I guess programming languages like R and Python do this differently? Let's say we have a sample with $N$ $x_i$, do they actually perform the optimization on different subsets of the data, which would yield different optimums and then average them? I would really like to understand this aspect of linear regression because it's been bugging me for a while now.

Thank you all.

1

There are 1 best solutions below

3
On BEST ANSWER

You have observed values of $x_{1,i}, \ldots, x_{p,i}$ for $i=1,\dots,n$ and $n\gg p,$ and observed values of $y_i,$ and you want to estimate coefficients $\beta_0,\beta_1,\ldots,\beta_p$ for which

$$y_i = \beta_1+\beta_1 x_{1,i} + \cdots+ \beta_p x_{p,i} + \text{error}_i \text{ for } i = 1,\ldots, n. \tag 1 $$

The most usual method of estimation is that the estimates $\widehat \beta_0,\widehat\beta_1,\ldots,\widehat\beta_p$ are the values of $\beta_0,\beta_1,\ldots,\beta_p$ that minimize the sum of squares $$ \sum_{k=1}^n (y_i - (\beta_0 + \beta_1 x_{1,i} + \cdots + \beta_p x_{p,i}))^2. $$ That's how R does it if you use the lm command.

When it's done that way, the mapping $$ \left[ \begin{array}{c} y_1 \\ \vdots \\ \vdots \\ \vdots \\ y_n \end{array} \right] \mapsto \left[ \begin{array}{c} \widehat\beta_0 \\ \widehat\beta_1 \\ \vdots \\ \widehat\beta_p \end{array} \right] \qquad (\text{with all $x_{i,j}$ fixed}) $$ is linear.

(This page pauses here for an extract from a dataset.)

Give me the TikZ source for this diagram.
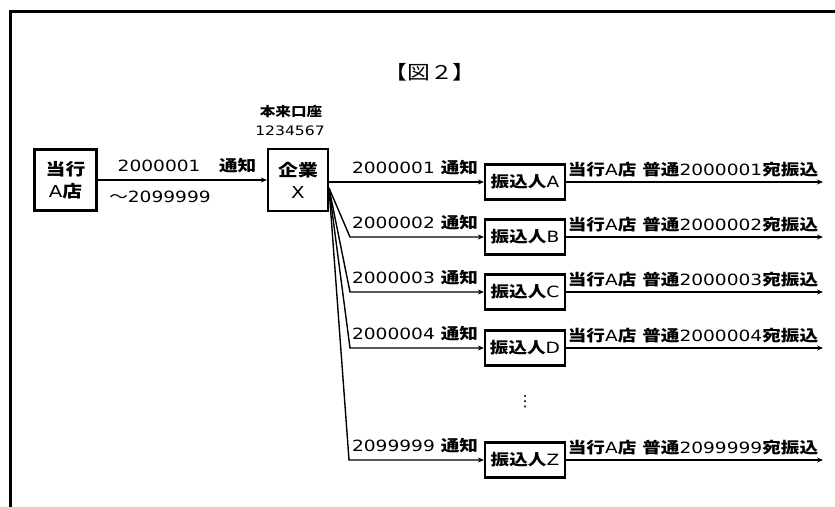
\documentclass[tikz,border=0pt]{standalone}
\usepackage{fontspec}
\setmainfont{DejaVu Sans}[FakeStretch=1.2]
\newfontfamily\jpf{Noto Sans CJK JP}[FakeStretch=1.2]
\newcommand\jp{\jpf\bfseries}
\newfontfamily\dvs{DejaVu Sans}
\usetikzlibrary{arrows.meta}
\begin{document}
\begin{tikzpicture}[x=1pt,y=-1pt,font=\fontsize{15.5}{18}\selectfont,
  box/.style={draw,line width=2.2pt,inner sep=0pt,align=center},
  pbox/.style={box,minimum width=80pt,minimum height=35pt},
  conn/.style={line width=1.4pt,-{Stealth[length=6pt,width=5pt]}},
  lbl/.style={inner sep=0pt},
  small/.style={lbl,font=\fontsize{13}{14}\selectfont}]
\useasboundingbox (0,0) rectangle (835,506);
\clip (0,0) rectangle (835,506);
\fill[white] (0,0) rectangle (835,506);
\draw[line width=3pt] (10,11) rectangle (850,520);

\node[lbl] (title) at (430,72) {\fontsize{19}{21}\selectfont\jpf 【図２】};

\node[box,minimum width=62pt,minimum height=61pt,font=\fontsize{16.5}{22}\selectfont] (ta) at (65.5,180) {{\jp 当行}\\A{\jp 店}};
\node[box,minimum width=60pt,minimum height=62pt,font=\fontsize{16.5}{22}\selectfont] (qx) at (298,180) {{\jp 企業}\\X};
\node[small] (acct) at (291,112) {\jp 本来口座};
\node[small] (num) at (290,131) {1234567};

\draw[conn] (ta) -- (qx);
\node[lbl] (l0a) at (187,166) {2000001\hspace{1.2em}{\jp 通知}};
\node[lbl] (l0b) at (160,197) {{\jpf ～}2099999};

\coordinate (fan) at (329,188);

% row A
\node[pbox] (pa) at (525,182) {{\jp 振込人}A};
\draw[conn] (qx.east |- pa.west) -- (pa.west);
\node[lbl] (la) at (415,168) {2000001 {\jp 通知}};
\coordinate (ea) at (823,182);
\draw[conn] (pa.east) -- (ea);
\node[lbl] (ra) at (693,170) {{\jp 当行}A{\jp 店} {\jp 普通}2000001{\jp 宛振込}};

% row B
\node[pbox] (pb) at (525,237) {{\jp 振込人}B};
\coordinate (bb) at (350,237);
\draw[conn] (fan) -- (bb) -- (pb.west);
\node[lbl] (lb) at (415,223) {2000002 {\jp 通知}};
\coordinate (eb) at (823,237);
\draw[conn] (pb.east) -- (eb);
\node[lbl] (rb) at (693,225) {{\jp 当行}A{\jp 店} {\jp 普通}2000002{\jp 宛振込}};

% row C
\node[pbox] (pc) at (525,292) {{\jp 振込人}C};
\coordinate (bc) at (350,292);
\draw[conn] (fan) -- (bc) -- (pc.west);
\node[lbl] (lc) at (415,278) {2000003 {\jp 通知}};
\coordinate (ec) at (823,292);
\draw[conn] (pc.east) -- (ec);
\node[lbl] (rc) at (693,280) {{\jp 当行}A{\jp 店} {\jp 普通}2000003{\jp 宛振込}};

% row D
\node[pbox] (pd) at (525,348) {{\jp 振込人}D};
\coordinate (bd) at (350,348);
\draw[conn] (fan) -- (bd) -- (pd.west);
\node[lbl] (ld) at (415,334) {2000004 {\jp 通知}};
\coordinate (ed) at (823,348);
\draw[conn] (pd.east) -- (ed);
\node[lbl] (rd) at (693,336) {{\jp 当行}A{\jp 店} {\jp 普通}2000004{\jp 宛振込}};

\node[lbl] (dots) at (525,402) {\dvs ⋮};

% row Z
\node[pbox] (pz) at (525,460) {{\jp 振込人}Z};
\coordinate (bz) at (349,460);
\draw[conn] (fan) -- (bz) -- (pz.west);
\node[lbl] (lz) at (415,446) {2099999 {\jp 通知}};
\coordinate (ez) at (823,460);
\draw[conn] (pz.east) -- (ez);
\node[lbl] (rz) at (693,448) {{\jp 当行}A{\jp 店} {\jp 普通}2099999{\jp 宛振込}};
\end{tikzpicture}
\end{document}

Call the vector to the left of the arrow $Y$ and the one to its right $\widehat\beta,$ and let $X$ be the $(p+1)\times n$ matrix $$ \left[ \begin{array}{rrcr} 1 & x_{1,1} & \cdots & x_{p,1} \\ \vdots & \vdots & & \vdots \\ 1 & x_{1,n} & \cdots & x_{p,n} \end{array} \right]. $$ Then you can show that $$ \widehat\beta = (X^T X)^{-1} X^T Y. $$ Often it is assumed that the "errors" in line $(1)$ above are independent random variables distributed as $\operatorname{Normal}(0,\sigma^2).$ Then one can deduce that \begin{align} \widehat\beta \sim {} & \operatorname{Normal}(\beta, \sigma^2(X^T X)^{-1}) \\ & \text{(a $p$-dimensional normal distribution} \tag 2 \\ & \phantom{(} \text{with a $(p+1)\times1$ expected value} \\ & \phantom{(} \text{and a $(p+1)\times(p+1)$ variance matrix.)} \\[10pt] & \frac 1 {\sigma^2}\sum_{k=1}^n (y_i - (\widehat\beta_0 + \widehat\beta_1 x_{1,i} + \cdots + \widehat\beta_p x_{p,i}))^2 \sim \chi^2_{n-p-1} \tag 3 \\[10pt] \text{and } & \text{lines $(2)$ and $3$ above are independent.} \tag 4 \end{align} By using $(2),$ $(3),$ and $(4)$ and the theory of the t-distribution, one can deduce confidence intervals for any $\beta_k$ for $k=0,\ldots,p.$